Al oír aquellas palabras, Joss no pudo contenerse y se dio la vuelta expeditivamente, escupiendo fuego por los ojos.
—¡No vuelvas a decir eso nunca más! No es propio de ti, decir mentiras. Siempre has sido honesto, aunque tu sinceridad me haya partido el alma, así que ahora no cambies.
Dash apartó a Tate de un empujón y se inclinó para poder mirar a Joss a los ojos.
—Jamás te he mentido, amor mío. Y no tengo intención de empezar a hacerlo ahora. He hecho y he dicho cosas terribles. Te he hecho daño, y nunca me lo perdonaré, pero te quiero. ¡Joder! ¡Siempre te he querido! ¡Eso nunca cambiará! Me voy porque tú me lo pides, y te daré tiempo para que te recuperes, pero te juro que no pienso tirar la toalla, y no permitiré que tú lo hagas. Quiero seguir adelante con nuestra relación.

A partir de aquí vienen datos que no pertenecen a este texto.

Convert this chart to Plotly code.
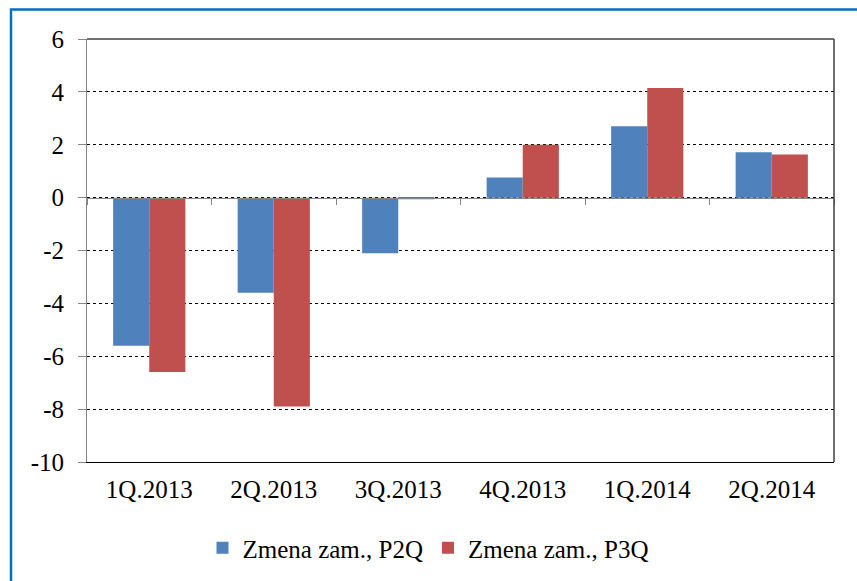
import plotly.graph_objects as go

categories = ["1Q.2013", "2Q.2013", "3Q.2013", "4Q.2013", "1Q.2014", "2Q.2014"]
p2q = [-5.6, -3.6, -2.1, 0.76, 2.7, 1.72]
p3q = [-6.6, -7.9, -0.06, 2.0, 4.15, 1.63]
names = ["Zmena zam., P2Q", "Zmena zam., P3Q"]
colors = ["#4F81BD", "#C0504D"]
yticks = [-10, -8, -6, -4, -2, 0, 2, 4, 6]

FONT = "Liberation Serif, serif"
FS = 25

fig = go.Figure()
fig.add_trace(go.Bar(x=list(range(len(categories))), y=p2q, name=names[0],
                     marker=dict(color=colors[0], line=dict(width=0))))
fig.add_trace(go.Bar(x=list(range(len(categories))), y=p3q, name=names[1],
                     marker=dict(color=colors[1], line=dict(width=0))))
# helper trace so the zero-line category axis is drawn
fig.add_trace(go.Scatter(x=[0], y=[0], xaxis="x2", mode="markers",
                         marker=dict(opacity=0), showlegend=False, hoverinfo="skip"))

W, H = 857, 581
L, R, T, B = 87, 23, 39, 119
pw, ph = W - L - R, H - T - B

fig.update_layout(
    width=W, height=H,
    margin=dict(l=L, r=R, t=T, b=B),
    paper_bgcolor="white", plot_bgcolor="white",
    barmode="group", bargap=0.42, bargroupgap=0,
    font=dict(family=FONT, size=FS, color="#000000"),
    showlegend=True,
    legend=dict(orientation="h", xref="container", x=0.5, xanchor="center",
                yref="container", y=1 - 548 / H, yanchor="middle",
                font=dict(family=FONT, size=FS), itemwidth=30,
                traceorder="normal"),
    xaxis=dict(range=[-0.5, len(categories) - 0.5], tickmode="array",
               tickvals=list(range(len(categories))), ticktext=categories,
               showline=True, linecolor="#000000", linewidth=1,
               ticks="", showgrid=False, zeroline=False, ticklabelstandoff=5,
               tickfont=dict(family=FONT, size=FS)),
    xaxis2=dict(overlaying="x", anchor="free", position=10 / 16,
                range=[-0.5, len(categories) - 0.5], tickmode="array",
                tickvals=[i - 0.5 for i in range(len(categories) + 1)],
                showticklabels=False, ticks="outside", ticklen=6,
                tickcolor="#868686", tickwidth=1,
                showline=True, linecolor="#868686", linewidth=1,
                showgrid=False, zeroline=False),
    yaxis=dict(range=[-10, 6], tickmode="array", tickvals=yticks,
               ticktext=[str(v) for v in yticks],
               showline=True, linecolor="#868686", linewidth=1,
               ticks="outside", ticklen=8, tickcolor="#868686",
               ticklabelstandoff=9,
               showgrid=True, gridcolor="#000000", gridwidth=1, griddash="dot",
               zeroline=False, tickfont=dict(family=FONT, size=FS)),
    shapes=[
        # top and right plot borders
        dict(type="line", xref="paper", yref="paper", x0=0, x1=1, y0=1, y1=1,
             line=dict(color="#404040", width=1.5), layer="above"),
        dict(type="line", xref="paper", yref="paper", x0=1, x1=1, y0=0, y1=1,
             line=dict(color="#404040", width=1.5), layer="above"),
        # outer blue frame
        dict(type="rect", xref="paper", yref="paper",
             x0=(11 - L) / pw, x1=(W + 20 - L) / pw,
             y0=-(B + 20) / ph, y1=1 + (T - 9.5) / ph,
             line=dict(color="#0070C0", width=2.5), fillcolor="rgba(0,0,0,0)",
             layer="above"),
    ],
)

fig.write_html("out.html", config={"displayModeBar": False},
               post_script="document.body.style.margin='0';")
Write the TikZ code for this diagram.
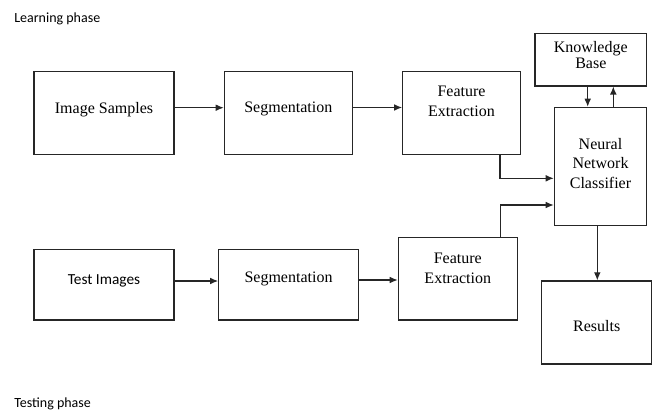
\documentclass[tikz,border=0pt]{standalone}
\usepackage{fontspec}
\setmainfont{Liberation Serif}
\newfontfamily\calfont{Carlito}
\usetikzlibrary{arrows.meta,calc}
\begin{document}
\begin{tikzpicture}[x=0.75pt,y=-0.75pt,
  box/.style={draw=black!85,line width=0.85pt,minimum width=#1,inner sep=0pt},
  txt/.style={align=center,font=\fontsize{12}{15}\selectfont,inner sep=0pt},
  ctxt/.style={font=\calfont\fontsize{11.5}{14}\selectfont,inner sep=0pt},
  ptxt/.style={font=\calfont\fontsize{10.5}{12}\selectfont,inner sep=0pt,anchor=west},
  arr/.style={draw=black!85,line width=0.85pt,-{Latex[length=6pt,width=5pt]}},
  ln/.style={draw=black!85,line width=0.85pt}]
\useasboundingbox (0,0) rectangle (656,412);
% boxes
\node[box=105pt,minimum height=62pt] (IS) at (104,113) {};
\node[box=96pt,minimum height=62pt] (S1) at (288.3,113) {};
\node[box=88.2pt,minimum height=62pt] (F1) at (461.5,113) {};
\node[box=83.8pt,minimum height=39.2pt] (KB) at (590.8,59.8) {};
\node[box=69.3pt,minimum height=88.8pt] (NN) at (600.5,166.5) {};
\node[box=105pt,minimum height=53pt] (TI) at (104,284.7) {};
\node[box=104.7pt,minimum height=53pt] (S2) at (288.5,284.7) {};
\node[box=89.3pt,minimum height=62pt] (F2) at (457.8,278.7) {};
\node[box=82.5pt,minimum height=62.3pt] (RS) at (596.7,322.5) {};
% texts
\node[txt] (tIS) at (104,109.3) {Image Samples};
\node[txt] (tS1) at (288.3,109.3) {Segmentation};
\node[txt] (tF1) at (461.5,101.7) {Feature\\Extraction};
\node[txt,font=\fontsize{12}{12.5}\selectfont] (tKB) at (590.8,55) {Knowledge\\Base};
\node[txt,font=\fontsize{12}{14.5}\selectfont] (tNN) at (600.5,163.3) {Neural\\Network\\Classifier};
\node[ctxt] (tTI) at (104,281) {Test Images};
\node[txt] (tS2) at (288.5,279.3) {Segmentation};
\node[txt] (tF2) at (457.8,268.3) {Feature\\Extraction};
\node[txt] (tRS) at (596.7,326) {Results};
\node[ptxt] (lp) at (14,19) {Learning phase};
\node[ptxt] (tp) at (14,404) {Testing phase};
% connectors
\draw[arr] (IS.east |- 0,107.7) -- (S1.west |- 0,107.7);
\draw[arr] (S1.east |- 0,107.5) -- (F1.west |- 0,107.5);
\draw[arr] (F1.south -| 500,0) |- (NN.west |- 0,178.3);
\draw[arr] (F2.north -| 500.7,0) |- (NN.west |- 0,205);
\draw[arr] (TI.east |- 0,281) -- (S2.west |- 0,281);
\draw[arr] (S2.east |- 0,280) -- (F2.west |- 0,280);
\draw[arr] (KB.south -| 587.7,0) -- (NN.north -| 587.7,0);
\draw[arr] (NN.north -| 613.3,0) -- (KB.south -| 613.3,0);
\draw[arr] (NN.south -| 597.3,0) -- (RS.north -| 597.3,0);
\end{tikzpicture}
\end{document}
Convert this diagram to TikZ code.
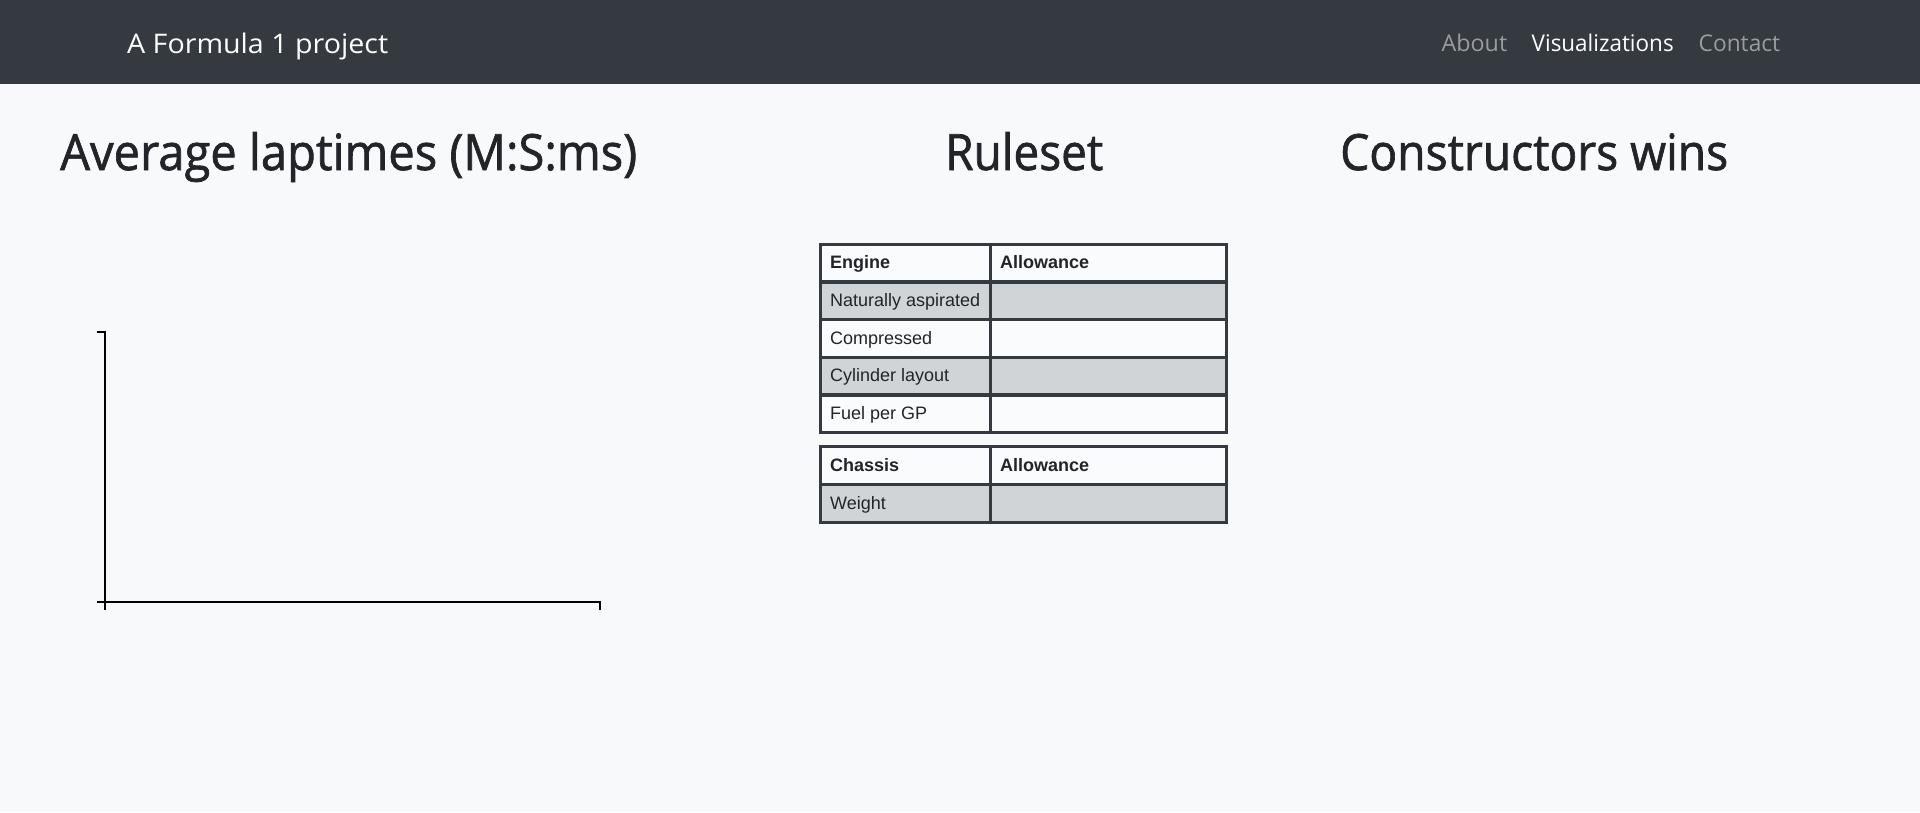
\documentclass[tikz,border=0pt]{standalone}
\usepackage{fontspec}
\usepackage{graphicx}
\setmainfont{Liberation Sans}
\newfontfamily\headfont{Open Sans}
\newfontfamily\bigheadfont[FakeBold=1.4]{Open Sans}
\definecolor{pagebg}{HTML}{F8F9FA}
\definecolor{navbg}{HTML}{343A40}
\definecolor{navdim}{HTML}{9A9DA0}
\definecolor{ink}{HTML}{212529}
\definecolor{rowgray}{HTML}{D1D4D7}
\definecolor{cellwhite}{HTML}{FAFBFC}
\definecolor{tabline}{HTML}{343A40}
\newsavebox\fitbox
\newcommand\fitx[2]{\sbox\fitbox{#2}\pgfmathsetmacro\fitsf{#1/\wd\fitbox}\scalebox{\fitsf}[1]{\usebox\fitbox}}
\tikzset{
  txt/.style={inner sep=0pt, anchor=base west},
  navbrand/.style={txt, text=white, font=\headfont\fontsize{27}{30}\selectfont},
  navlink/.style={txt, text=navdim, font=\headfont\fontsize{23}{26}\selectfont},
  navactive/.style={txt, text=white, font=\headfont\fontsize{23}{26}\selectfont},
  heading/.style={txt, text=ink, font=\bigheadfont\fontsize{50}{56}\selectfont},
  celltext/.style={txt, text=ink, font=\fontsize{18}{20}\selectfont},
  cellhead/.style={txt, text=ink, font=\bfseries\fontsize{18}{20}\selectfont},
  grayrow/.style={fill=rowgray, draw=none},
  whiterow/.style={fill=cellwhite, draw=none},
  tabrule/.style={draw=tabline, line width=3.2pt},
  axisline/.style={draw=black, line width=2pt},
}
\begin{document}
\begin{tikzpicture}[x=1pt,y=-1pt]
\useasboundingbox (0,0) rectangle (1920,812);
\fill[pagebg] (0,0) rectangle (1920,812);
\fill[navbg] (0,0) rectangle (1920,84);
% navbar
\node[navbrand] (brand) at (127,53.3) {\fitx{261}{A Formula 1 project}};
\node[navlink] (about) at (1441.5,51.7) {\fitx{65.5}{About}};
\node[navactive] (vis) at (1531.5,51.7) {\fitx{142}{Visualizations}};
\node[navlink] (contact) at (1698.5,51.7) {\fitx{81.5}{Contact}};
% headings
\node[heading] (h1) at (60,170) {\fitx{577}{Average laptimes (M:S:ms)}};
\node[heading] (h2) at (945,170) {\fitx{158}{Ruleset}};
\node[heading] (h3) at (1340,170) {\fitx{388}{Constructors wins}};
% axes
\coordinate (ytop) at (104.6,331.7);
\coordinate (ybot) at (104.6,602);
\coordinate (xright) at (600,602);
\draw[axisline] (96.5,331.7) -- (ytop) -- (ybot) -- (96.5,602);
\draw[axisline] (104.6,610) -- (ybot) -- (xright) -- (600,610);
% table 1 rows
\fill[whiterow] (820.7,244.2) rectangle (1226.7,281.9);
\fill[grayrow] (820.7,281.9) rectangle (1226.7,319.6);
\fill[whiterow] (820.7,319.6) rectangle (1226.7,357.3);
\fill[grayrow] (820.7,357.3) rectangle (1226.7,395.0);
\fill[whiterow] (820.7,395.0) rectangle (1226.7,432.7);
\foreach \yy in {244.2,281.9,319.6,357.3,395.0,432.7}
  \draw[tabrule] (819.1,\yy) -- (1228.3,\yy);
\foreach \xx in {820.7,990.3,1226.7}
  \draw[tabrule] (\xx,244.2) -- (\xx,432.7);
% table 2 rows
\fill[whiterow] (820.7,446.8) rectangle (1226.7,484.7);
\fill[grayrow] (820.7,484.7) rectangle (1226.7,522.2);
\foreach \yy in {446.8,484.7,522.2}
  \draw[tabrule] (819.1,\yy) -- (1228.3,\yy);
\foreach \xx in {820.7,990.3,1226.7}
  \draw[tabrule] (\xx,446.8) -- (\xx,522.2);
% table texts
\node[cellhead] (engine) at (830,268.6) {Engine};
\node[cellhead] (allow1) at (1000,268.6) {Allowance};
\node[celltext] (nat) at (830,306.3) {Naturally aspirated};
\node[celltext] (comp) at (830,344.0) {Compressed};
\node[celltext] (cyl) at (830,381.7) {Cylinder layout};
\node[celltext] (fuel) at (830,419.4) {Fuel per GP};
\node[cellhead] (chassis) at (830,471.4) {Chassis};
\node[cellhead] (allow2) at (1000,471.4) {Allowance};
\node[celltext] (weight) at (830,509.1) {Weight};
\end{tikzpicture}
\end{document}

—Nunca nos has dado una oportunidad —le recriminó ella con una voz dolorosa y desgarradoramente triste.
Aquel lamento hirió a Dash en lo más profundo de su ser y lo dejó sin palabras. Retrocedió un paso y lentamente, dolorosamente, se dio la vuelta para salir por la puerta.
Joss se equivocaba. Ella tenía razón y al mismo tiempo se equivocaba. Quizá él no había dado ninguna oportunidad a su relación, pero no pensaba renunciar. Removería cielo y tierra y bajaría al infierno, si eso era lo que tenía que hacer para recuperar a Joss.